Chuck Schumer told the New York Daily News that Republicans should “negotiate with us” instead of making “a take-it-or-leave-it offer.”

That’s really weird, considering that’s what he was doing when he clarified his “a take-it-or-leave-it offer” just 30 seconds later:

“President Biden believes, and I agree with him, we need a bold, strong action. Now, we’d like to do that with the Republicans, but if we can’t, we’ll have to go forward on our own using this process, reconciliation”

– Chuck Schumer, January 31, 2021

Sen. Brian Schatz, D-Hawaii, urged Democrats to stop worrying about reaching a bipartisan deal, tweeting: “Regular people don’t care whether we pass something with 51 or 60 votes.

“It’s a pandemic and the largest economic contraction in 90 years,” he added. “We must ignore those who call anything a Republican proposes a compromise, and anything a Democrat proposes partisan. We have to deliver.”

But wait, there’s more!
Bernie Sanders says “We’ll do the bipartisan thing next time, pinky swear!”
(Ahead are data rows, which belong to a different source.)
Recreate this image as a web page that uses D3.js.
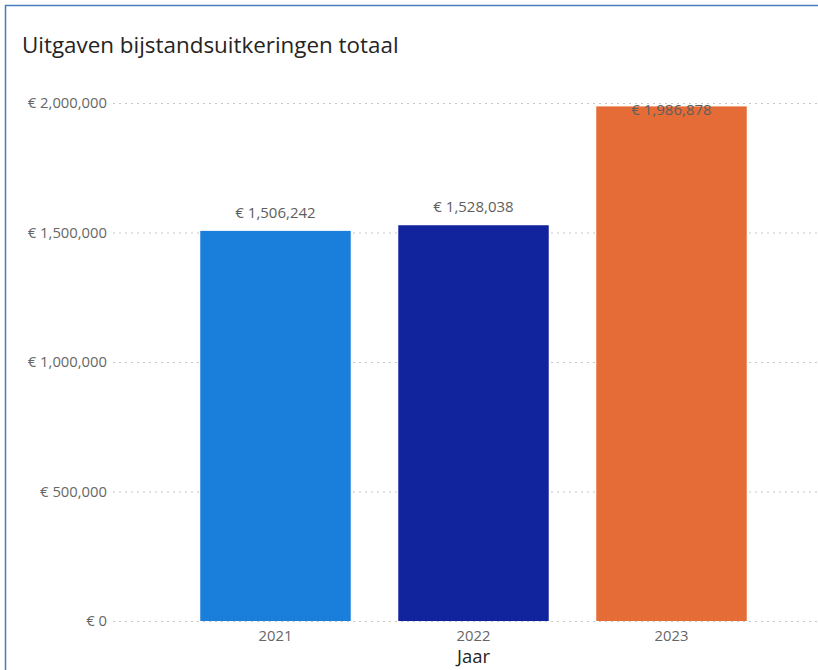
<!DOCTYPE html>
<html>
<head>
<meta charset="utf-8">
<script src="https://cdn.jsdelivr.net/npm/d3@7"></script>
<style>
  html, body { margin: 0; padding: 0; background: #fff; }
  svg { display: block; }
</style>
</head>
<body>
<script>
const years = ["2021", "2022", "2023"];
const values = [1506242, 1528038, 1986878];
const colors = ["#1a7fdb", "#12239e", "#e66c37"];
const yTicks = [0, 500000, 1000000, 1500000, 2000000];
const title = "Uitgaven bijstandsuitkeringen totaal";
const xTitle = "Jaar";

const W = 818, H = 670;
const svg = d3.select("body").append("svg").attr("width", W).attr("height", H);
const font = "'Open Sans', 'Noto Sans', sans-serif";

// frame
svg.append("rect").attr("x", 5.5).attr("y", 5.5).attr("width", 830).attr("height", 700)
  .attr("fill", "#fff").attr("stroke", "#4a7cc2").attr("stroke-width", 1.5);

svg.append("text").attr("x", 22).attr("y", 53)
  .attr("font-family", font).attr("font-size", 22.4).attr("fill", "#252423")
  .text(title);

const x = d3.scaleBand().domain(years).range([176.5, 770.5]).paddingInner(0.24).paddingOuter(0.12);
const y = d3.scaleLinear().domain([0, 2000000]).range([621, 103]);

const fmt = v => "€ " + d3.format(",")(v);

// gridlines
svg.append("g").selectAll("line").data(yTicks).join("line")
  .attr("x1", 113).attr("x2", W).attr("y1", d => y(d) + 0.5).attr("y2", d => y(d) + 0.5)
  .attr("stroke", "#c8c8c8").attr("stroke-width", 1).attr("stroke-dasharray", "2,4");

// y axis
const yAxis = svg.append("g").attr("transform", "translate(107,0)")
  .call(d3.axisLeft(y).tickValues(yTicks).tickSize(0).tickPadding(0).tickFormat(fmt));
yAxis.select(".domain").remove();
yAxis.selectAll("text").attr("font-family", font).attr("font-size", 14.8).attr("fill", "#666");

// bars
svg.append("g").selectAll("rect").data(years).join("rect")
  .attr("x", d => x(d)).attr("width", x.bandwidth())
  .attr("y", (d, i) => y(values[i])).attr("height", (d, i) => y(0) - y(values[i]))
  .attr("fill", (d, i) => colors[i]);

// x axis
const xAxis = svg.append("g").attr("transform", "translate(0,621)")
  .call(d3.axisBottom(x).tickSize(0).tickPadding(9));
xAxis.select(".domain").remove();
xAxis.selectAll("text").attr("font-family", font).attr("font-size", 14.8).attr("fill", "#666");

svg.append("text").attr("x", x("2022") + x.bandwidth() / 2).attr("y", 663)
  .attr("text-anchor", "middle").attr("font-family", font).attr("font-size", 18.5).attr("fill", "#252423")
  .text(xTitle);

// data labels
svg.append("g").selectAll("text").data(years).join("text")
  .attr("x", d => x(d) + x.bandwidth() / 2)
  .attr("y", (d, i) => {
    const top = y(values[i]);
    return top - 40 < 103 - 10 ? top + 9 : top - 13;
  })
  .attr("text-anchor", "middle").attr("font-family", font).attr("font-size", 15).attr("fill", "#605e5c")
  .text((d, i) => fmt(values[i]));
</script>
</body>
</html>
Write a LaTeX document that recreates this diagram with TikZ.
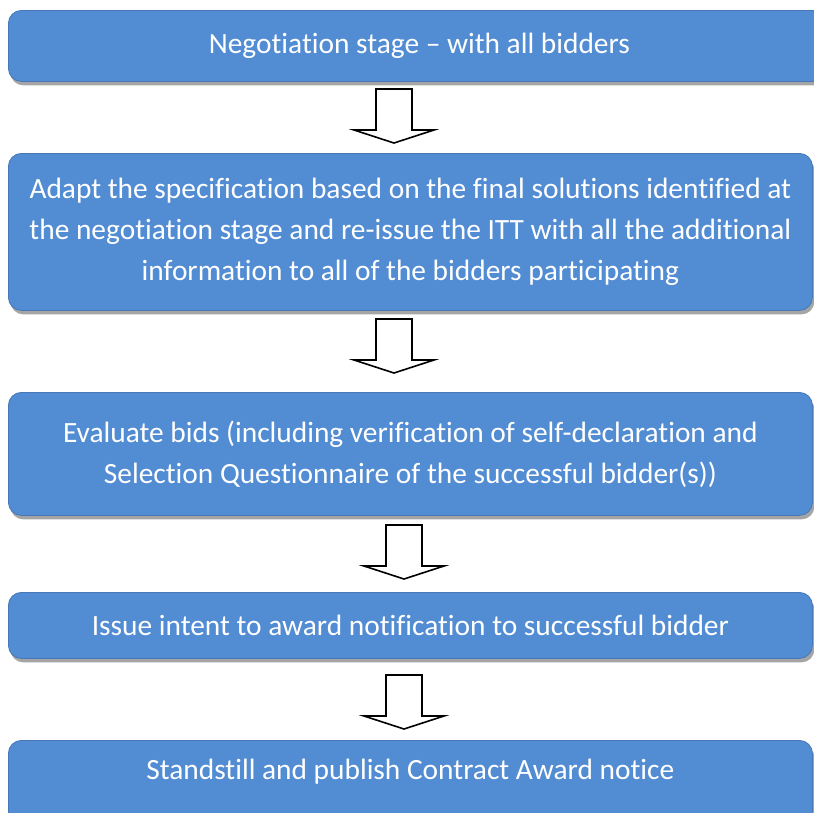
\documentclass[tikz,border=0pt]{standalone}
\usepackage{fontspec}
\setmainfont{Carlito}[Ligatures=NoCommon]
\usetikzlibrary{shadows}
\definecolor{boxblue}{RGB}{82,140,211}
\definecolor{boxedge}{RGB}{70,120,184}
\definecolor{shadowgray}{RGB}{165,165,165}

\begin{document}
\begin{tikzpicture}[x=1pt,y=-1pt,
      stage/.style={draw=boxedge,line width=0.8pt,fill=boxblue,rounded corners=13pt,
        anchor=north west,align=center,text=white,inner sep=0pt,
        font=\fontsize{29.4}{41}\selectfont,
        drop shadow={shadow xshift=2pt,shadow yshift=-4pt,fill=shadowgray,opacity=1}},
      flow/.style={draw=black,line width=1.6pt,fill=white,line join=miter}]
    \useasboundingbox (0,0) rectangle (814,812);
    \node[stage,minimum width=822pt,minimum height=71pt] (neg) at (8,10)
      {Negotiation stage – with all bidders};
    \node[stage,minimum width=804pt,minimum height=157pt] (adapt) at (8,153)
      {Adapt the specification based on the final solutions identified at\\
       the negotiation stage and re-issue the ITT with all the additional\\
       information to all of the bidders participating};
    \node[stage,minimum width=804pt,minimum height=123pt] (eval) at (8,392)
      {Evaluate bids (including verification of self-declaration and\\
       Selection Questionnaire of the successful bidder(s))};
    \node[stage,minimum width=804pt,minimum height=66pt] (intent) at (8,592)
      {Issue intent to award notification to successful bidder};
    \node[stage,minimum width=804pt,minimum height=84pt,text depth=27pt] (stand) at (8,740)
      {Standstill and publish Contract Award notice};
    % block arrows between the stages
    \foreach \x/\y in {394/89,394/319,404/525,404/675}
      \draw[flow] (\x-18,\y) -- (\x+18,\y) -- (\x+18,\y+41) -- (\x+40,\y+41)
        -- (\x,\y+54) -- (\x-40,\y+41) -- (\x-18,\y+41) -- cycle;
  \end{tikzpicture}
\end{document}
In an interview on ABC News’ “This Week,” Sen. Bernie Sanders, I-Vt., said Democrats are more likely to work with Republicans in a bipartisan manner on other legislative ventures rather than dramatically alter course on the Covid-19 relief proposal.

“We all want bipartisanship. And I think you’re going to see more of it as we move down the pipe,” he said, pointing to infrastructure and lowering the cost of prescription drugs. “We are going to look forward to working with Republicans. But right now, this country faces an unprecedented set of crises.

“We have families who are watching this program right now who cannot feed their kids,” he said. “We have millions of people who face eviction. We are in the midst of the worst pandemic in 100 years. We have got to act, and we have got to act now.”


For some reason, this seems like the antithesis of unity and bipartisanship.

This time, their excuse is that they don’t have time to negotiate, because this is an emergency. It’s the same excuse they’ve used many times before, and it’s the same excuse they’ll use next time.

President Unity could change that and demand bipartisanship, if he really wanted that.